US Oil Production Changes The Whole Game

Mitt Romney referenced some of this in the debates last fall, most of the amigos probabaly missed that part since they just wanted to hate the guy.

 

http://openchannel.nbcnews.com/_news/2013/04/01/17519026-how-the-us-oil-gas-boom-could-shake-up-glob...

7 Replies

Re: US Oil Production Changes The Whole Game

After US oil production peaked in 1970 there was a modest bump from the trans alaske pipeline in the mid-80s but production never exceeded the 1970 peak and soon began to fall again.

 

We're getting another decent bump but also unlikely to toip the 1885 secondary peak.  The greater change in the balance sheet is from lower demand- somehting you'd expect whrn you quadruple the price of something.

 

The higher production level is a nice thing but not likely a game changer at all.
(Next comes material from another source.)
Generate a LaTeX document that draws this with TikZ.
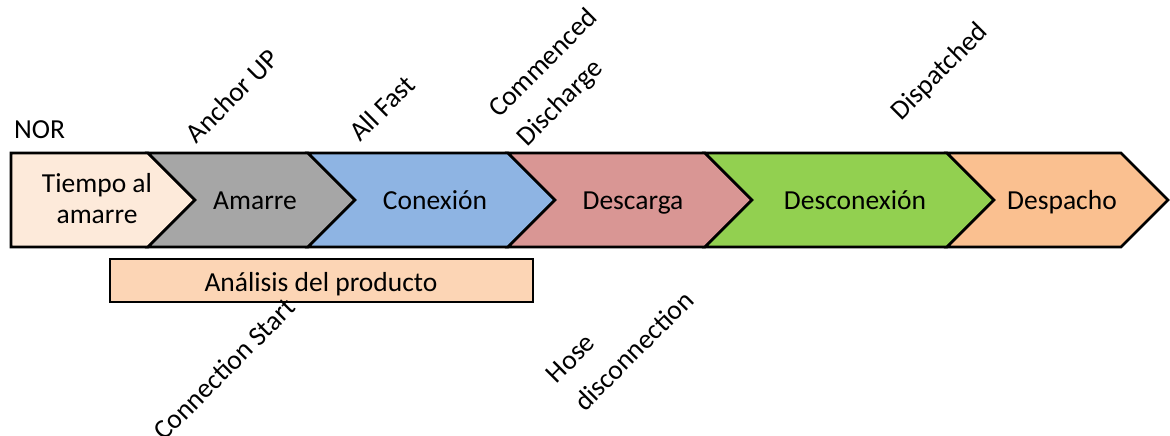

Re: US Oil Production Changes The Whole Game

The piece you linked was posted at the theoildrum.com as well. Here is another article posted there.

 

http://www.theoildrum.com/node/9901

 

Senior Advisor

Re: US Oil Production Changes The Whole Game


@hardnox604008 wrote:

After US oil production peaked in 1970 there was a modest bump from the trans alaske pipeline in the mid-80s but production never exceeded the 1970 peak and soon began to fall again.

 

We're getting another decent bump but also unlikely to toip the 1885 secondary peak.  The greater change in the balance sheet is from lower demand- somehting you'd expect whrn you quadruple the price of something.

 

The higher production level is a nice thing but not likely a game changer at all.


Or when you replace it with ethanol.

Veteran Advisor

Re: US Oil Production Changes The Whole Game

Is that like you hating Obama????
Senior Contributor

Re: obalmo will try and stop it

if it hurts his muslim brethren

Veteran Advisor

Re: obalmo will try andd stop it

Re: US Oil Production Changes The Whole Game

Yes, you could objectively say that ethanol has probably ruduced US oil consumption by about 3%.

 

Of course if it was such a great deal it wouldn't have been necessary to build up the elaborate set of lies about the cellulosic future in order to sell it.  Those lies did provide cover for a number of Bush Solyndras, though, like Range Energy.

 

An aside, to me the ethanol deal stands as an example of how and why we really are screwed.  There are a great many public policy debates where I can't claim any greater level of expertise than any other average Joe. In this one I can, at least in regards to corn, both on an agronomic level and a US and global grain econoomics. I don't have the greatest academic credentials on the matter but if you combine the two disciplines I am ahead of 99.999% of people on this topic (which still leaves a few hundred, or thousand, who know as much or more).

 

Anyway, in the "testimony" before the ethanol legislation was railroaded through there were assertions about the enhanced yield trend from improved genetics and why the 15 bgy by 2013 goal was no big deal.

 

Those of us who know something about this stuff questioned that on a couple of different levels- first, genetic improvements tend to be seen in leaps, not in continuous extrapolated upward trendlines.  Second, if yield doesn't advance fery sharply then you're left to get that production from marginal acres, COC acres etc. and the yield goal gets even tougher to meet.

 

There is more, like a very simple example of how statisitics lie in that a trendline does not approximate cululative production if even one year in a series falls substantially below trend (2012).

 

Time has proven us 100% right on the matter- we have enough data points to say that with no reservations. But it matters not in the least for legislation that now has built a regional and iindividual constituency. 

 

If I've said it once I've said it a thousand times, we could have done the 9 bgy that it touk to replace MTBE with much less dislocation and it still would have been a huge deal for agriculture anyway. But what happened is that the lobbyists handed the staffers a number, who handed it to their bosses and it got rubber stamped.

 

Takeaway, even a modest bit of complexity provides enough cover for anybody with the political pull to get whatever they want whether it represents good and wise public policy or not.